**REQUIRED TASK:** Type out the data exactly as given. Skip any image.
···
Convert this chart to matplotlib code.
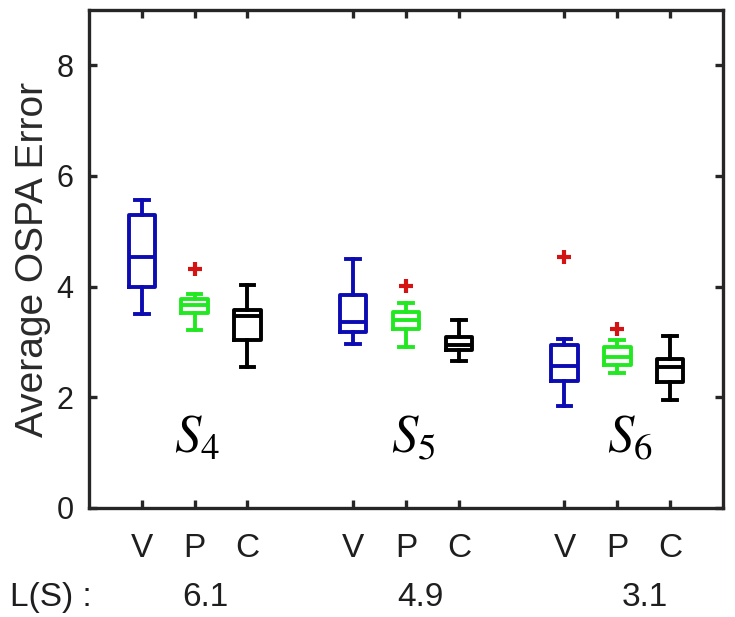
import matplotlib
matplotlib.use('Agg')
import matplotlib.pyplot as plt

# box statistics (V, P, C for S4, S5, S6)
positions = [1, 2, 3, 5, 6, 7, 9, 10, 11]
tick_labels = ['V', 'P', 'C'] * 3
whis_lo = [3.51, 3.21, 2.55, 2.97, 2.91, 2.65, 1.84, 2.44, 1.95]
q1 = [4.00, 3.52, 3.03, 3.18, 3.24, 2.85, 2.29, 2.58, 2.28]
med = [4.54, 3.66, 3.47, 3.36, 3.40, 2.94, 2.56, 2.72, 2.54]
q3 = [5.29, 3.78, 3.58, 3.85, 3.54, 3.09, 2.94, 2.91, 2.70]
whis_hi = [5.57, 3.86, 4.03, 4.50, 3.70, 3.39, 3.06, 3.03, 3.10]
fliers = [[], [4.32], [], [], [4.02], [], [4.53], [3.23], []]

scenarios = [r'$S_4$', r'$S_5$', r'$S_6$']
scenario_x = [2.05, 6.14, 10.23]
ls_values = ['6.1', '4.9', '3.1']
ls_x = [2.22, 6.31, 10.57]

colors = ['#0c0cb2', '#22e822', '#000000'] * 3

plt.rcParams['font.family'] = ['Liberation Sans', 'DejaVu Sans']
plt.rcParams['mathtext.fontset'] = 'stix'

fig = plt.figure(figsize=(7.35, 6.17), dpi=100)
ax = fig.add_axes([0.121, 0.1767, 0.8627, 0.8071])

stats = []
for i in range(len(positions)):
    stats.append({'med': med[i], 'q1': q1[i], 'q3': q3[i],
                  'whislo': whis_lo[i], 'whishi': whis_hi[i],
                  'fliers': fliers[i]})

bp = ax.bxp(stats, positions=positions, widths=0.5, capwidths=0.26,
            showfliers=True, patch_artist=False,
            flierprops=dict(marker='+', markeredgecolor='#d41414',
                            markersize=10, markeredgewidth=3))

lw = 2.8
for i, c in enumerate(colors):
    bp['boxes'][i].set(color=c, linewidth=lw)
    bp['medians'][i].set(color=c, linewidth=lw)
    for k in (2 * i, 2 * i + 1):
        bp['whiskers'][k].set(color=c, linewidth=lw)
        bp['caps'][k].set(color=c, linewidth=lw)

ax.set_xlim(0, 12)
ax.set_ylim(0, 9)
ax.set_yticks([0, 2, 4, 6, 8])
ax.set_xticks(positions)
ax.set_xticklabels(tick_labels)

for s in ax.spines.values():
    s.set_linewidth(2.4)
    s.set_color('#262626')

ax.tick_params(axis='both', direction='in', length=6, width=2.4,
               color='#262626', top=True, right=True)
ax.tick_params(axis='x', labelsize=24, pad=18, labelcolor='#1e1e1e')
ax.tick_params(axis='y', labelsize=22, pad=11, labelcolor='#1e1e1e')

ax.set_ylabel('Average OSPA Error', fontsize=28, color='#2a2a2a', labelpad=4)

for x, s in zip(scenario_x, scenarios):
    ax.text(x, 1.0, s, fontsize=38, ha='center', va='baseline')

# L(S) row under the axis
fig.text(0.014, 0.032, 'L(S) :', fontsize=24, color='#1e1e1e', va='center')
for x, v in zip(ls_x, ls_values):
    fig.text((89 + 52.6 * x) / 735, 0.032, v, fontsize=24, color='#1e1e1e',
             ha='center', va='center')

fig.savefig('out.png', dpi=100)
···
**TASK ANSWER:**
Convert this chart to matplotlib code.
import matplotlib
matplotlib.use('Agg')
import matplotlib.pyplot as plt

# box statistics (V, P, C for S4, S5, S6)
positions = [1, 2, 3, 5, 6, 7, 9, 10, 11]
tick_labels = ['V', 'P', 'C'] * 3
whis_lo = [3.51, 3.21, 2.55, 2.97, 2.91, 2.65, 1.84, 2.44, 1.95]
q1 = [4.00, 3.52, 3.03, 3.18, 3.24, 2.85, 2.29, 2.58, 2.28]
med = [4.54, 3.66, 3.47, 3.36, 3.40, 2.94, 2.56, 2.72, 2.54]
q3 = [5.29, 3.78, 3.58, 3.85, 3.54, 3.09, 2.94, 2.91, 2.70]
whis_hi = [5.57, 3.86, 4.03, 4.50, 3.70, 3.39, 3.06, 3.03, 3.10]
fliers = [[], [4.32], [], [], [4.02], [], [4.53], [3.23], []]

scenarios = [r'$S_4$', r'$S_5$', r'$S_6$']
scenario_x = [2.05, 6.14, 10.23]
ls_values = ['6.1', '4.9', '3.1']
ls_x = [2.22, 6.31, 10.57]

colors = ['#0c0cb2', '#22e822', '#000000'] * 3

plt.rcParams['font.family'] = ['Liberation Sans', 'DejaVu Sans']
plt.rcParams['mathtext.fontset'] = 'stix'

fig = plt.figure(figsize=(7.35, 6.17), dpi=100)
ax = fig.add_axes([0.121, 0.1767, 0.8627, 0.8071])

stats = []
for i in range(len(positions)):
    stats.append({'med': med[i], 'q1': q1[i], 'q3': q3[i],
                  'whislo': whis_lo[i], 'whishi': whis_hi[i],
                  'fliers': fliers[i]})

bp = ax.bxp(stats, positions=positions, widths=0.5, capwidths=0.26,
            showfliers=True, patch_artist=False,
            flierprops=dict(marker='+', markeredgecolor='#d41414',
                            markersize=10, markeredgewidth=3))

lw = 2.8
for i, c in enumerate(colors):
    bp['boxes'][i].set(color=c, linewidth=lw)
    bp['medians'][i].set(color=c, linewidth=lw)
    for k in (2 * i, 2 * i + 1):
        bp['whiskers'][k].set(color=c, linewidth=lw)
        bp['caps'][k].set(color=c, linewidth=lw)

ax.set_xlim(0, 12)
ax.set_ylim(0, 9)
ax.set_yticks([0, 2, 4, 6, 8])
ax.set_xticks(positions)
ax.set_xticklabels(tick_labels)

for s in ax.spines.values():
    s.set_linewidth(2.4)
    s.set_color('#262626')

ax.tick_params(axis='both', direction='in', length=6, width=2.4,
               color='#262626', top=True, right=True)
ax.tick_params(axis='x', labelsize=24, pad=18, labelcolor='#1e1e1e')
ax.tick_params(axis='y', labelsize=22, pad=11, labelcolor='#1e1e1e')

ax.set_ylabel('Average OSPA Error', fontsize=28, color='#2a2a2a', labelpad=4)

for x, s in zip(scenario_x, scenarios):
    ax.text(x, 1.0, s, fontsize=38, ha='center', va='baseline')

# L(S) row under the axis
fig.text(0.014, 0.032, 'L(S) :', fontsize=24, color='#1e1e1e', va='center')
for x, v in zip(ls_x, ls_values):
    fig.text((89 + 52.6 * x) / 735, 0.032, v, fontsize=24, color='#1e1e1e',
             ha='center', va='center')

fig.savefig('out.png', dpi=100)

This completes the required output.